It must be hard to be a hobo. Waking up on a park bench is not one of the most enjoyable ways to start your morning. No wonder the homeless are always swearing.
Yes, you guessed it, last night I was the drunk. THE drunk. The penultimate drunk. The god of drunks. Nay, I was so drunk that even the god of drunks looked up at me as I staggered down the lonely Palmy street with a burger in one hand, two burgers in the other hand and a beer in the other other hand and said "oh shite man, that guy is fucked up". And indeed I was.
So what was I doing in Palmeston North? Celebrating with an old school friend who had managed to turn 21. We did so with 520 cans of beer. And 21 bottles of wine. And a five litre bottle of rum. Oh yes, you can get 5 litre bottles of rum.

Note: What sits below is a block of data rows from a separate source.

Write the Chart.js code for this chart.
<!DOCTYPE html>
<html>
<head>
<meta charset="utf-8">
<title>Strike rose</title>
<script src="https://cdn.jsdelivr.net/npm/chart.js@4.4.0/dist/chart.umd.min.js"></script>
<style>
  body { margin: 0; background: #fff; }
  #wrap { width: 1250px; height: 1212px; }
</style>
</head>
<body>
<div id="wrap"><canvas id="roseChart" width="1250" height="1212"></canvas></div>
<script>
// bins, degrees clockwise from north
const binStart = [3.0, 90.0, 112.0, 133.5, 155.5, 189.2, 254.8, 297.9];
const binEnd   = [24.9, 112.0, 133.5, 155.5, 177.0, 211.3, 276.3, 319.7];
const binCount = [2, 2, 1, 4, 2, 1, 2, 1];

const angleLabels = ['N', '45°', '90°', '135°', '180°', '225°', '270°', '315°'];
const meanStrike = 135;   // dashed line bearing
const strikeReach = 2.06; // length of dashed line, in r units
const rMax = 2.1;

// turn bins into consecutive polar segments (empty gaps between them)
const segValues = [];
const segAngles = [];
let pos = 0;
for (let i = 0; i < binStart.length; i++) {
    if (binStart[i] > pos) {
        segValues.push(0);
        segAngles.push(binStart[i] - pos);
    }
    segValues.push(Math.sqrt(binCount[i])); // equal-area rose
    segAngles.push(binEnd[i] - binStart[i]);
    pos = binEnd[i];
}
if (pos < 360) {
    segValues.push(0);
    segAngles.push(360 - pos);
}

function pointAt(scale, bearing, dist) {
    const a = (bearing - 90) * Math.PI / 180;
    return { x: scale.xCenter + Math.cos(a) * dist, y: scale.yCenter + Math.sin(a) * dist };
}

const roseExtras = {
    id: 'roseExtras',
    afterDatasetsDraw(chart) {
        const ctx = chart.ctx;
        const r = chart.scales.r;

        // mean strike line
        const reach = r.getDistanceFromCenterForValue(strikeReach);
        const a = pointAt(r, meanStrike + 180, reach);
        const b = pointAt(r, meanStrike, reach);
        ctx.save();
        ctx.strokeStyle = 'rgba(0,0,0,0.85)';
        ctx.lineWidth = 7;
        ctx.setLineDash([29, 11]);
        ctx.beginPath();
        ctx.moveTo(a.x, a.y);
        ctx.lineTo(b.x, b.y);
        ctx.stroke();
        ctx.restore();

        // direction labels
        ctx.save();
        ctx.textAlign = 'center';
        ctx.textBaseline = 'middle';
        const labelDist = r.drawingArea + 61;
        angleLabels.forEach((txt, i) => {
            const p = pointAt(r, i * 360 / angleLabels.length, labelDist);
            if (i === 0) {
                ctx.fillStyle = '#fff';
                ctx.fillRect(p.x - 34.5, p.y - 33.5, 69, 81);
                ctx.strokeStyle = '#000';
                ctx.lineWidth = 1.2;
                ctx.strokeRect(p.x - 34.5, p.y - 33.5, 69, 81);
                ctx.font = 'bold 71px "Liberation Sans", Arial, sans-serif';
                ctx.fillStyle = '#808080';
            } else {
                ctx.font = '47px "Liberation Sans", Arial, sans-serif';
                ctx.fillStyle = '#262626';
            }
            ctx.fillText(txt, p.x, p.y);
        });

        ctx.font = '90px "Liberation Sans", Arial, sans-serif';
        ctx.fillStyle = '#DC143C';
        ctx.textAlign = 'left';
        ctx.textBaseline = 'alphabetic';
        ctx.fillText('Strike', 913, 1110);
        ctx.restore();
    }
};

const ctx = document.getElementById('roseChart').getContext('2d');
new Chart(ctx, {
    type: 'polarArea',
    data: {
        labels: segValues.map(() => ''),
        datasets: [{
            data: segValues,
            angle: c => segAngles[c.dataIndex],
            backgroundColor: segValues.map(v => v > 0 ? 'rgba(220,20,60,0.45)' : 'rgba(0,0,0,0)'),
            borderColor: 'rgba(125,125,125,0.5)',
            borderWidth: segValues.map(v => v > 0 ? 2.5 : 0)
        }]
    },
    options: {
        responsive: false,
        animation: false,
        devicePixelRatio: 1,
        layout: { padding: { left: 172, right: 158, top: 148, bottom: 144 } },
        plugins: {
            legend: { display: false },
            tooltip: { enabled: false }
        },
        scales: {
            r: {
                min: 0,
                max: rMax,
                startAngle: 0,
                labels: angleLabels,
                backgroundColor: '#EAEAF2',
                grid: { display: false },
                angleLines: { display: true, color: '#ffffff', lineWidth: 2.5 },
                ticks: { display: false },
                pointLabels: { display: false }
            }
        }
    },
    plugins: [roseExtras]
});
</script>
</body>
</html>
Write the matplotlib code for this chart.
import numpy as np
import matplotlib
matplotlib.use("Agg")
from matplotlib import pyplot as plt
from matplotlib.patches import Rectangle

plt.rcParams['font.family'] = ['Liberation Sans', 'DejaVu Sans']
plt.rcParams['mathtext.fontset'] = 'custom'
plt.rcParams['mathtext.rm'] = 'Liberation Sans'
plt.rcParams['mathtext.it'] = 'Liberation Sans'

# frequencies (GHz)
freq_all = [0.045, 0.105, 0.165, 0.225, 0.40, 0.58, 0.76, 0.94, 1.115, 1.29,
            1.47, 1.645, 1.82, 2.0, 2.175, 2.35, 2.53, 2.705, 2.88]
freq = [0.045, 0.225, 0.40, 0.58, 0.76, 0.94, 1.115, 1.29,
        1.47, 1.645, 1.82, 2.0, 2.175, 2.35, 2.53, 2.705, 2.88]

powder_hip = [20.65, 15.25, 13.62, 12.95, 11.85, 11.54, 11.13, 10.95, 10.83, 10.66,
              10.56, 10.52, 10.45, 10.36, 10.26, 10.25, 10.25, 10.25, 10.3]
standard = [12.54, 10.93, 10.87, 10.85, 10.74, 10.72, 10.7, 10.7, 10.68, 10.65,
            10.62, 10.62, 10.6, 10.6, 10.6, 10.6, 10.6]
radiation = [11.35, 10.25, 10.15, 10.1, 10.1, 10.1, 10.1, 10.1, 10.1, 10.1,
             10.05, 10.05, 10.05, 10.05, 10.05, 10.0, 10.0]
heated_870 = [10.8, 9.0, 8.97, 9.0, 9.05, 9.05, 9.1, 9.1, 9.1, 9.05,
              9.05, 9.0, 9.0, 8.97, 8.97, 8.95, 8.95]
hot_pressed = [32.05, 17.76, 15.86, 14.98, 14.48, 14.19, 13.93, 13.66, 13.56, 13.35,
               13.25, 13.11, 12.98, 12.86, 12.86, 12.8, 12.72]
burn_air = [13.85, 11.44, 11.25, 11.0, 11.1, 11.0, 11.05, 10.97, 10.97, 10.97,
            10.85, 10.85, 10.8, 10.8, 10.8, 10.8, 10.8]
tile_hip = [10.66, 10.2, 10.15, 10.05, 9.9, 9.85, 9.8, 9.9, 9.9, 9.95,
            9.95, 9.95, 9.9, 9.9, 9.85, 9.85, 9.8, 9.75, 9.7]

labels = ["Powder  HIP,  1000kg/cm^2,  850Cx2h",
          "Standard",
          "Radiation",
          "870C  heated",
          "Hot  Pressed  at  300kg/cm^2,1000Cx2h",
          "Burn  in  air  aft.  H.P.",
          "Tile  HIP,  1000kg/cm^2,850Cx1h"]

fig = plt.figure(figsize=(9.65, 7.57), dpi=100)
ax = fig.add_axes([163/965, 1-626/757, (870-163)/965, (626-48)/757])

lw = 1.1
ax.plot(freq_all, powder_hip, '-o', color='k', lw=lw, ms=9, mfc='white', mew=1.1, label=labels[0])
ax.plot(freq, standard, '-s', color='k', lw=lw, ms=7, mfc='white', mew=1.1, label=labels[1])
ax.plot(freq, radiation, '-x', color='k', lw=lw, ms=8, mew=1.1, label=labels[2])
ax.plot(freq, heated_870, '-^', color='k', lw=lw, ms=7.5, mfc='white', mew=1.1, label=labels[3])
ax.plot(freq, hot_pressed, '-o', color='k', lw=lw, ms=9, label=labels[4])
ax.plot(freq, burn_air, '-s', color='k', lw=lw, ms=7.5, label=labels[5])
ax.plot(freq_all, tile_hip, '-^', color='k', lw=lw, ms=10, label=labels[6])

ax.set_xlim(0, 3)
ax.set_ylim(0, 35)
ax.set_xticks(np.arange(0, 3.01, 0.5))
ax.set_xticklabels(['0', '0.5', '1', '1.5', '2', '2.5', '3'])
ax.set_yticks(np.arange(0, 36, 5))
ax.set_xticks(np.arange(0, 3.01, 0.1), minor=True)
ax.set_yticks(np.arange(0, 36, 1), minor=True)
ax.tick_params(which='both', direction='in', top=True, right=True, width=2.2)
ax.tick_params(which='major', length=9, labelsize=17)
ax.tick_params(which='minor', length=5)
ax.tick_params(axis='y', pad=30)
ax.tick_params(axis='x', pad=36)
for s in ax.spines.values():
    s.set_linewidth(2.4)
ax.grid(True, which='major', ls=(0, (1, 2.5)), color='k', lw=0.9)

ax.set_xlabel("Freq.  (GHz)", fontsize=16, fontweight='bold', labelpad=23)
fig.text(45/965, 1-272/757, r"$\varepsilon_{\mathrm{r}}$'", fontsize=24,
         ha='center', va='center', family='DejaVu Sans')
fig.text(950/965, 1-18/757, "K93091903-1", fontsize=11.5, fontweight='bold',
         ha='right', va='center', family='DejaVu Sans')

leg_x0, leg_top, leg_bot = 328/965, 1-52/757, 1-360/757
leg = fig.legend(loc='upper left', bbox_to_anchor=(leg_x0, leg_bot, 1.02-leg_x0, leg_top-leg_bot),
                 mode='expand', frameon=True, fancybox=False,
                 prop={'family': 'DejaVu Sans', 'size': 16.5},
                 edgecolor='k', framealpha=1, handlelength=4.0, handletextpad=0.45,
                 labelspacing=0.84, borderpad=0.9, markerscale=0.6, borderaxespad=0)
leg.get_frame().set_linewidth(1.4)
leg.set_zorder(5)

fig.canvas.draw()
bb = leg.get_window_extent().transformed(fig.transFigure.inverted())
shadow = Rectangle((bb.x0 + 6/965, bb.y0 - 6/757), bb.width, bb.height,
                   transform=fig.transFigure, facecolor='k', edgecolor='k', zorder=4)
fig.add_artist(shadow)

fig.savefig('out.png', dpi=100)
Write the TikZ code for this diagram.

Ehhhh... I really dont have much to say, except that I am a smoking hot bitch on the dance floor. Not with all this hipping and hoppin, jiving and joving buisness you all do these days, but that old school stuff, with the arms. You know what I mean. I am going to get some dance lessons inside me so that I shall be immortal. On the dance floor. You better bet I look good.
Now I have to finish an assignment. Yeah, I didnt get round to it on thursday. Essays + Hangovers = F.U.N!
The "F" stands for "Fire". I'll let you think about the rest.